- _TASK PROMPT_
With the images removed, repeat the data below exactly.

•••

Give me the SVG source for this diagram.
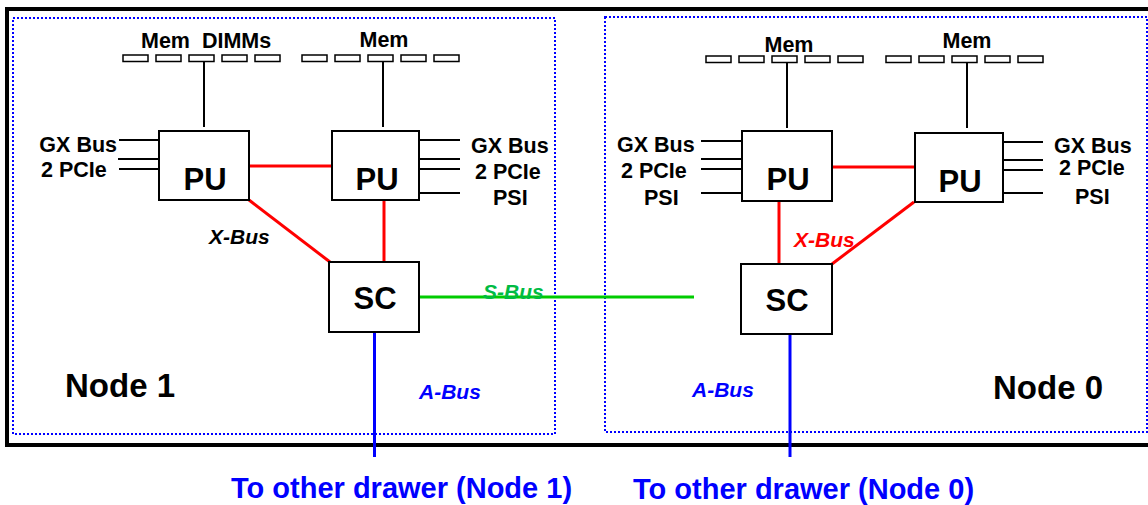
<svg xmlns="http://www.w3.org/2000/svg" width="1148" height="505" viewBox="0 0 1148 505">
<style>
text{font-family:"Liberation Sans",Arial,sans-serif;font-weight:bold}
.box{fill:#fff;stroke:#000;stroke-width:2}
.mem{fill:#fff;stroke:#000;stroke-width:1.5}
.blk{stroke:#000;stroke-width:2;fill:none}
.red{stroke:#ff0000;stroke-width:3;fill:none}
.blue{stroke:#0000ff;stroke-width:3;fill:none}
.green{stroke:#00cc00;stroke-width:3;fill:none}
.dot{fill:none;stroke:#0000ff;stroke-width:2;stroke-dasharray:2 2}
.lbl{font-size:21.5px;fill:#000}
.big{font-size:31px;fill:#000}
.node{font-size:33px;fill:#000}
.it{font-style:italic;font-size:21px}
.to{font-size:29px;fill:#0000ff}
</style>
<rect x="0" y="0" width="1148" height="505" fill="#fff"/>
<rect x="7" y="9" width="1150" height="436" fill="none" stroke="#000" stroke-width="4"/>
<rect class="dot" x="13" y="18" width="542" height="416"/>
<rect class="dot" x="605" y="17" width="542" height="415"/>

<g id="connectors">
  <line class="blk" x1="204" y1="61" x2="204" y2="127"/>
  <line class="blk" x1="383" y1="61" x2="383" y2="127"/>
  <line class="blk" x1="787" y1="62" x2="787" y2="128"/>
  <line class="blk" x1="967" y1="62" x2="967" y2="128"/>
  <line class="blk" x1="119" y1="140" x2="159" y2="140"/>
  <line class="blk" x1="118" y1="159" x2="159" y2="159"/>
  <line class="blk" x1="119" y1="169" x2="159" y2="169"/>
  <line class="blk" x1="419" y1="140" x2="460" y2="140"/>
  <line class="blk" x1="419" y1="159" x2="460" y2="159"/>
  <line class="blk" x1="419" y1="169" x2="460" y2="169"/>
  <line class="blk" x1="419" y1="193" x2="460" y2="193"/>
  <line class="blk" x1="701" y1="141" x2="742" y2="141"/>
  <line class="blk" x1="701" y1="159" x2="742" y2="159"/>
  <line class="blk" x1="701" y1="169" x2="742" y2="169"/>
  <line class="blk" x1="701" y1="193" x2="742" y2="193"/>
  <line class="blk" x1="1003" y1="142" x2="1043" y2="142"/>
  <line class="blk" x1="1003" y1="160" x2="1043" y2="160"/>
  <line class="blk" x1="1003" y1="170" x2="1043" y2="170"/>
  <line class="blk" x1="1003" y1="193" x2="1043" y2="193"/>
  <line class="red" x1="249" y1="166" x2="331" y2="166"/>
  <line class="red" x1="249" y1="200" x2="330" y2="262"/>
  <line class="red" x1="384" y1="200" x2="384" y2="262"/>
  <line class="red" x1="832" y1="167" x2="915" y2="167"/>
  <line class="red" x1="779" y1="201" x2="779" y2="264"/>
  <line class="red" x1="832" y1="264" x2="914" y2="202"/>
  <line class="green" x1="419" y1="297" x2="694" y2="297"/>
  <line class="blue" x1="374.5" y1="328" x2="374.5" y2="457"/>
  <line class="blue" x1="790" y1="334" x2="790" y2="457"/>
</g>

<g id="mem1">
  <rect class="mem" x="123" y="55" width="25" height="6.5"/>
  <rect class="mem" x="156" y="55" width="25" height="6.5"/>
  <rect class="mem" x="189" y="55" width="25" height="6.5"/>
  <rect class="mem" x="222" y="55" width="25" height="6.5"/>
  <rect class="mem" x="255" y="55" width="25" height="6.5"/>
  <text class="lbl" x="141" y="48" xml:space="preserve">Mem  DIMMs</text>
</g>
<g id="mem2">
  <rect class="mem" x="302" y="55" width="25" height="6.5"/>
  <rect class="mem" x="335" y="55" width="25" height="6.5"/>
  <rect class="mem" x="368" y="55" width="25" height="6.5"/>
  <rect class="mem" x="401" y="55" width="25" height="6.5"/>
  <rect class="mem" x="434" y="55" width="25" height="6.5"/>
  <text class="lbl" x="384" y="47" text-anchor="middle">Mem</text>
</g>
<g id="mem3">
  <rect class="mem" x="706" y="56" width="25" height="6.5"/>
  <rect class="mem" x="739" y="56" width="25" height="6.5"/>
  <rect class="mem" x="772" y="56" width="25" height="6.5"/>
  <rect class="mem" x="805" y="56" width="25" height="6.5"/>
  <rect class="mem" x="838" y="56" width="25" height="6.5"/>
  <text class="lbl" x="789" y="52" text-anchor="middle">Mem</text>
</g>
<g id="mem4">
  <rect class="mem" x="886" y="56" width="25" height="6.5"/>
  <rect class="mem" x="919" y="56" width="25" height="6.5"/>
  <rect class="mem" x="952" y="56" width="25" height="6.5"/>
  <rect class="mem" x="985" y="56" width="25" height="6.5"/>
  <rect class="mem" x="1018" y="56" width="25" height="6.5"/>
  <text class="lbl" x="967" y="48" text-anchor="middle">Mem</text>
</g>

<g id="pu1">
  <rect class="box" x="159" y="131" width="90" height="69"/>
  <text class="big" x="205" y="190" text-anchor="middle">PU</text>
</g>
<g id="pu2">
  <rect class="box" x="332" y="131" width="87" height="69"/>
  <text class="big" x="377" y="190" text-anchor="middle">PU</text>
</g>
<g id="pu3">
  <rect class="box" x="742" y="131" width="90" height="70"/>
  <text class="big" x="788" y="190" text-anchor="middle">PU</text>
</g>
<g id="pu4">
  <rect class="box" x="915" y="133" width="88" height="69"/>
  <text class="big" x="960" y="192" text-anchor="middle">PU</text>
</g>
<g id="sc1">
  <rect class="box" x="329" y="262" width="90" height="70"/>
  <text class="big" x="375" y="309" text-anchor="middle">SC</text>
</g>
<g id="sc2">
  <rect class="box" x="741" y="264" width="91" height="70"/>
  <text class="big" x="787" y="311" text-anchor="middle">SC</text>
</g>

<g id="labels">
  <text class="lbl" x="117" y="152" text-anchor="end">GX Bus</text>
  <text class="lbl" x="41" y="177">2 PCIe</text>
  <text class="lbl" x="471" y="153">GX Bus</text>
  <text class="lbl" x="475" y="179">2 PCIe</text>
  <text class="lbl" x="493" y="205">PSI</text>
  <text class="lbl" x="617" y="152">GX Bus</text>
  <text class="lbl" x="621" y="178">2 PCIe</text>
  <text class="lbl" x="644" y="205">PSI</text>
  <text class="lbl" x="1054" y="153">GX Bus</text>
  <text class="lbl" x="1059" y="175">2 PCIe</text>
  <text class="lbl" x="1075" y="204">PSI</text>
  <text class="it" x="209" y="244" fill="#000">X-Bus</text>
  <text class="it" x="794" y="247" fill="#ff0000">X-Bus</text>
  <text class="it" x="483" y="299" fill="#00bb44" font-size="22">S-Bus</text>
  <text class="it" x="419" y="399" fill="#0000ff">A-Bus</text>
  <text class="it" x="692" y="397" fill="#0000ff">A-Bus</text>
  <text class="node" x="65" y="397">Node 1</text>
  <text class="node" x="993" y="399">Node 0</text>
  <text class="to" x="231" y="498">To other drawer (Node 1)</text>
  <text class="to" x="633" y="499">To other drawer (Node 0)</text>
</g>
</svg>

•••

- _COMPLETE ANSWER_
Give me the SVG source for this diagram.
<svg xmlns="http://www.w3.org/2000/svg" width="1148" height="505" viewBox="0 0 1148 505">
<style>
text{font-family:"Liberation Sans",Arial,sans-serif;font-weight:bold}
.box{fill:#fff;stroke:#000;stroke-width:2}
.mem{fill:#fff;stroke:#000;stroke-width:1.5}
.blk{stroke:#000;stroke-width:2;fill:none}
.red{stroke:#ff0000;stroke-width:3;fill:none}
.blue{stroke:#0000ff;stroke-width:3;fill:none}
.green{stroke:#00cc00;stroke-width:3;fill:none}
.dot{fill:none;stroke:#0000ff;stroke-width:2;stroke-dasharray:2 2}
.lbl{font-size:21.5px;fill:#000}
.big{font-size:31px;fill:#000}
.node{font-size:33px;fill:#000}
.it{font-style:italic;font-size:21px}
.to{font-size:29px;fill:#0000ff}
</style>
<rect x="0" y="0" width="1148" height="505" fill="#fff"/>
<rect x="7" y="9" width="1150" height="436" fill="none" stroke="#000" stroke-width="4"/>
<rect class="dot" x="13" y="18" width="542" height="416"/>
<rect class="dot" x="605" y="17" width="542" height="415"/>

<g id="connectors">
  <line class="blk" x1="204" y1="61" x2="204" y2="127"/>
  <line class="blk" x1="383" y1="61" x2="383" y2="127"/>
  <line class="blk" x1="787" y1="62" x2="787" y2="128"/>
  <line class="blk" x1="967" y1="62" x2="967" y2="128"/>
  <line class="blk" x1="119" y1="140" x2="159" y2="140"/>
  <line class="blk" x1="118" y1="159" x2="159" y2="159"/>
  <line class="blk" x1="119" y1="169" x2="159" y2="169"/>
  <line class="blk" x1="419" y1="140" x2="460" y2="140"/>
  <line class="blk" x1="419" y1="159" x2="460" y2="159"/>
  <line class="blk" x1="419" y1="169" x2="460" y2="169"/>
  <line class="blk" x1="419" y1="193" x2="460" y2="193"/>
  <line class="blk" x1="701" y1="141" x2="742" y2="141"/>
  <line class="blk" x1="701" y1="159" x2="742" y2="159"/>
  <line class="blk" x1="701" y1="169" x2="742" y2="169"/>
  <line class="blk" x1="701" y1="193" x2="742" y2="193"/>
  <line class="blk" x1="1003" y1="142" x2="1043" y2="142"/>
  <line class="blk" x1="1003" y1="160" x2="1043" y2="160"/>
  <line class="blk" x1="1003" y1="170" x2="1043" y2="170"/>
  <line class="blk" x1="1003" y1="193" x2="1043" y2="193"/>
  <line class="red" x1="249" y1="166" x2="331" y2="166"/>
  <line class="red" x1="249" y1="200" x2="330" y2="262"/>
  <line class="red" x1="384" y1="200" x2="384" y2="262"/>
  <line class="red" x1="832" y1="167" x2="915" y2="167"/>
  <line class="red" x1="779" y1="201" x2="779" y2="264"/>
  <line class="red" x1="832" y1="264" x2="914" y2="202"/>
  <line class="green" x1="419" y1="297" x2="694" y2="297"/>
  <line class="blue" x1="374.5" y1="328" x2="374.5" y2="457"/>
  <line class="blue" x1="790" y1="334" x2="790" y2="457"/>
</g>

<g id="mem1">
  <rect class="mem" x="123" y="55" width="25" height="6.5"/>
  <rect class="mem" x="156" y="55" width="25" height="6.5"/>
  <rect class="mem" x="189" y="55" width="25" height="6.5"/>
  <rect class="mem" x="222" y="55" width="25" height="6.5"/>
  <rect class="mem" x="255" y="55" width="25" height="6.5"/>
  <text class="lbl" x="141" y="48" xml:space="preserve">Mem  DIMMs</text>
</g>
<g id="mem2">
  <rect class="mem" x="302" y="55" width="25" height="6.5"/>
  <rect class="mem" x="335" y="55" width="25" height="6.5"/>
  <rect class="mem" x="368" y="55" width="25" height="6.5"/>
  <rect class="mem" x="401" y="55" width="25" height="6.5"/>
  <rect class="mem" x="434" y="55" width="25" height="6.5"/>
  <text class="lbl" x="384" y="47" text-anchor="middle">Mem</text>
</g>
<g id="mem3">
  <rect class="mem" x="706" y="56" width="25" height="6.5"/>
  <rect class="mem" x="739" y="56" width="25" height="6.5"/>
  <rect class="mem" x="772" y="56" width="25" height="6.5"/>
  <rect class="mem" x="805" y="56" width="25" height="6.5"/>
  <rect class="mem" x="838" y="56" width="25" height="6.5"/>
  <text class="lbl" x="789" y="52" text-anchor="middle">Mem</text>
</g>
<g id="mem4">
  <rect class="mem" x="886" y="56" width="25" height="6.5"/>
  <rect class="mem" x="919" y="56" width="25" height="6.5"/>
  <rect class="mem" x="952" y="56" width="25" height="6.5"/>
  <rect class="mem" x="985" y="56" width="25" height="6.5"/>
  <rect class="mem" x="1018" y="56" width="25" height="6.5"/>
  <text class="lbl" x="967" y="48" text-anchor="middle">Mem</text>
</g>

<g id="pu1">
  <rect class="box" x="159" y="131" width="90" height="69"/>
  <text class="big" x="205" y="190" text-anchor="middle">PU</text>
</g>
<g id="pu2">
  <rect class="box" x="332" y="131" width="87" height="69"/>
  <text class="big" x="377" y="190" text-anchor="middle">PU</text>
</g>
<g id="pu3">
  <rect class="box" x="742" y="131" width="90" height="70"/>
  <text class="big" x="788" y="190" text-anchor="middle">PU</text>
</g>
<g id="pu4">
  <rect class="box" x="915" y="133" width="88" height="69"/>
  <text class="big" x="960" y="192" text-anchor="middle">PU</text>
</g>
<g id="sc1">
  <rect class="box" x="329" y="262" width="90" height="70"/>
  <text class="big" x="375" y="309" text-anchor="middle">SC</text>
</g>
<g id="sc2">
  <rect class="box" x="741" y="264" width="91" height="70"/>
  <text class="big" x="787" y="311" text-anchor="middle">SC</text>
</g>

<g id="labels">
  <text class="lbl" x="117" y="152" text-anchor="end">GX Bus</text>
  <text class="lbl" x="41" y="177">2 PCIe</text>
  <text class="lbl" x="471" y="153">GX Bus</text>
  <text class="lbl" x="475" y="179">2 PCIe</text>
  <text class="lbl" x="493" y="205">PSI</text>
  <text class="lbl" x="617" y="152">GX Bus</text>
  <text class="lbl" x="621" y="178">2 PCIe</text>
  <text class="lbl" x="644" y="205">PSI</text>
  <text class="lbl" x="1054" y="153">GX Bus</text>
  <text class="lbl" x="1059" y="175">2 PCIe</text>
  <text class="lbl" x="1075" y="204">PSI</text>
  <text class="it" x="209" y="244" fill="#000">X-Bus</text>
  <text class="it" x="794" y="247" fill="#ff0000">X-Bus</text>
  <text class="it" x="483" y="299" fill="#00bb44" font-size="22">S-Bus</text>
  <text class="it" x="419" y="399" fill="#0000ff">A-Bus</text>
  <text class="it" x="692" y="397" fill="#0000ff">A-Bus</text>
  <text class="node" x="65" y="397">Node 1</text>
  <text class="node" x="993" y="399">Node 0</text>
  <text class="to" x="231" y="498">To other drawer (Node 1)</text>
  <text class="to" x="633" y="499">To other drawer (Node 0)</text>
</g>
</svg>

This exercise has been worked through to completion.